At Plus Three, we built a large project using Class::DBI. When we started the project, Class::DBI was the ORM that best met our needs. I applied some patches from the mailing list and added a couple of CPAN modules and some custom code in order to get these features:
- LIMIT support for MySQL on all search queries.
- Ability to retrieve all records from one table with a sort ("retrieve_all_sorted").
- Ability to run any search query as a count instead of returning records.
- A safe version of find_and_create. The existing one was not atomic.
Surprisingly, after these enhancements, Class::DBI 0.96 proved up to the task for the entire project.
Since then Rose::DB::Object and DBIx::Class have matured, and some other interesting things have come along. These have much more complete querying abilities than Class::DBI. They generate multi-table joins with no trouble. They can fetch related objects in one query in order to avoid multiple trips to the db.
The obvious question is, how much different would the code be if it had been written with one of these instead. And the answer? It would be reduced, but not as much as you might imagine.
See, the great thing about Class::DBI is that it's very easy to add custom SQL to your classes. You just set up a SQL statement that returns the fields you want from the current class and give it a name and you have a custom search. You can even generate SQL programmatically at run-time and use it to select objects. It is limited by the fact that it can only result in a list of objects from one class, but in practice that is rarely an issue.
We used this feature extensively. We had a complex, normalized db, and many carefully tuned SQL queries. Looking at the SQL we wrote, I would guess that about half of it is relatively simple JOIN and LEFT JOIN queries that would be eliminated (or automated) by a more capable ORM. The rest though is beyond the capabilities of existing ORMs.

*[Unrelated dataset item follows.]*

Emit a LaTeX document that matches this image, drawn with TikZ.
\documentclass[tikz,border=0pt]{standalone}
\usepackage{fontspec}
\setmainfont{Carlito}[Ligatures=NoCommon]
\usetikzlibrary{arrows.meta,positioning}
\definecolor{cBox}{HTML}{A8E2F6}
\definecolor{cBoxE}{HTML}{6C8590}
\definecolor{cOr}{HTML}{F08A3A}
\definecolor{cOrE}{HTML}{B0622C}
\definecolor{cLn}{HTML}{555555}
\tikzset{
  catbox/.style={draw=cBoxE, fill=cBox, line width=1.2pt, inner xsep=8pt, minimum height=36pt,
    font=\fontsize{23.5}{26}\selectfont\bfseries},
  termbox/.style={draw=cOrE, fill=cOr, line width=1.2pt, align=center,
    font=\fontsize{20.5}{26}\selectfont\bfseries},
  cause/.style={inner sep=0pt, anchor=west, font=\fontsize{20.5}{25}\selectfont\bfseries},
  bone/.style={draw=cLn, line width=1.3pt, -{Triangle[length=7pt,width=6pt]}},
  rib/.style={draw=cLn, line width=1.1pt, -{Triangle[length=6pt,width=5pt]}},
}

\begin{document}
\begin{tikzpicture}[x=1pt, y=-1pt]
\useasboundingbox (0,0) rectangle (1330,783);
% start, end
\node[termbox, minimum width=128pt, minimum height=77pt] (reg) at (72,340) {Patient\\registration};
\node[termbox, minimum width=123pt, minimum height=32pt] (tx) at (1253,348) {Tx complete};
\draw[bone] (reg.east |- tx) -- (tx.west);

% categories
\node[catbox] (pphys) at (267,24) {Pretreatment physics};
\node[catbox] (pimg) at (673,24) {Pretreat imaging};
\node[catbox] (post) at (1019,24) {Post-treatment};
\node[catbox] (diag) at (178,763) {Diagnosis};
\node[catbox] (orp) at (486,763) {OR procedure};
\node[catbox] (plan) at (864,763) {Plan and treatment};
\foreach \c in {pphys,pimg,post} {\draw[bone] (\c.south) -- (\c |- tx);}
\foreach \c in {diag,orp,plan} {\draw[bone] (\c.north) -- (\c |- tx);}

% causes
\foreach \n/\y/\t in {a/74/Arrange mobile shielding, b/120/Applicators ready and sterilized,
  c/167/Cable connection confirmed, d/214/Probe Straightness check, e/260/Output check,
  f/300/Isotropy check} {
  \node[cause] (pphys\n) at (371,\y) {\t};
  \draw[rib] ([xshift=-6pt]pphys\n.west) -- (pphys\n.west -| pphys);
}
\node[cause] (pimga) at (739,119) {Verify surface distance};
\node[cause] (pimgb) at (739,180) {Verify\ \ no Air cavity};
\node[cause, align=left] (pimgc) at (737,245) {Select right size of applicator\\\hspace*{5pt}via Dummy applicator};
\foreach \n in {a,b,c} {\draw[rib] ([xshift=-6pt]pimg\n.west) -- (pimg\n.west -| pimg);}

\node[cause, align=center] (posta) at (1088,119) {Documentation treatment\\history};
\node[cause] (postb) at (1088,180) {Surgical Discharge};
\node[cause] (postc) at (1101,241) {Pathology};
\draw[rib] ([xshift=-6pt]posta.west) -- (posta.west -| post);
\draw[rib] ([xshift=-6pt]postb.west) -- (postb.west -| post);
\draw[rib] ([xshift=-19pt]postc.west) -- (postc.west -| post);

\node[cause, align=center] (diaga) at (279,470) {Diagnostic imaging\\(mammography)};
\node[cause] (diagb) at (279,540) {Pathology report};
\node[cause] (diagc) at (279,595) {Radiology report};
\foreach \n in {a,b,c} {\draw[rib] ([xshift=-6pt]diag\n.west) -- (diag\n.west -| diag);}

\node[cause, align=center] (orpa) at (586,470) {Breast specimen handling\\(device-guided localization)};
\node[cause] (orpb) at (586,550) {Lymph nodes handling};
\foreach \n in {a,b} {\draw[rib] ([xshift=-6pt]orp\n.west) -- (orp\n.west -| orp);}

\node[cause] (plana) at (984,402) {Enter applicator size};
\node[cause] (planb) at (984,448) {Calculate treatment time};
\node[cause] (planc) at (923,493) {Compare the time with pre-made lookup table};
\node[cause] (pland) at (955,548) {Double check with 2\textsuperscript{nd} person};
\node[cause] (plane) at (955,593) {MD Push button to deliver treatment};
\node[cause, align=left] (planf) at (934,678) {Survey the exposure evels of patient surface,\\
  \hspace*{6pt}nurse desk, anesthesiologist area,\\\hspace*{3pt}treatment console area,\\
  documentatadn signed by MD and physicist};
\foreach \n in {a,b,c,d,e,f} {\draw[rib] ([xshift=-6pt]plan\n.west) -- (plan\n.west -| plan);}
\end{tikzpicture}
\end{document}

What's in it? Subqueries, both as derived tables (in the FROM clause) and as NOT EXISTS queries. Transaction control, with SELECT...FOR UPDATE. Database-specific extensions like INTERVAL and GROUP_CONCAT. Import/export commands like LOAD DATA INFILE. UPDATE statements that use joins. Temporary table creation. Not all applications require this level of sophistication with SQL, but I suspect all of the ones with large amounts of data and moderately complex schemas do.
In a few cases, an ORM could get the same results by writing the query in a simpler way. However, performance would suffer. You can get on your soapbox and cite some C.J. Date stuff you read about the relational model and how the phrasing of the query shouldn't matter, but in the real world it matters a great deal. And this is as true with Oracle as it with MySQL.
Could ORMs learn this? They could probably learn some of it. They could expand their coverage of SQL to include many of these operations. They could embed some common wisdom about how to optimize certain types of queries for one database or another, although this would still not always be correct.
In the end though, what's the point of an ORM that has all the complexity of SQL? It doesn't gain you anything unless it makes things simpler, which means it has to ignore a large amount of the capabilities of SQL. An ORM is mostly about making the easy work of simple fetches and saves as automated as possible, not about creating an impenetrable shield between your programmers and SQL.
What all this means to me in practical terms is that an easy way to use custom SQL is the most important feature to look for in any ORM. With a simplistic one like Class::DBI you have to go to custom SQL too soon, but even with a more powerful one you will eventually have to go there.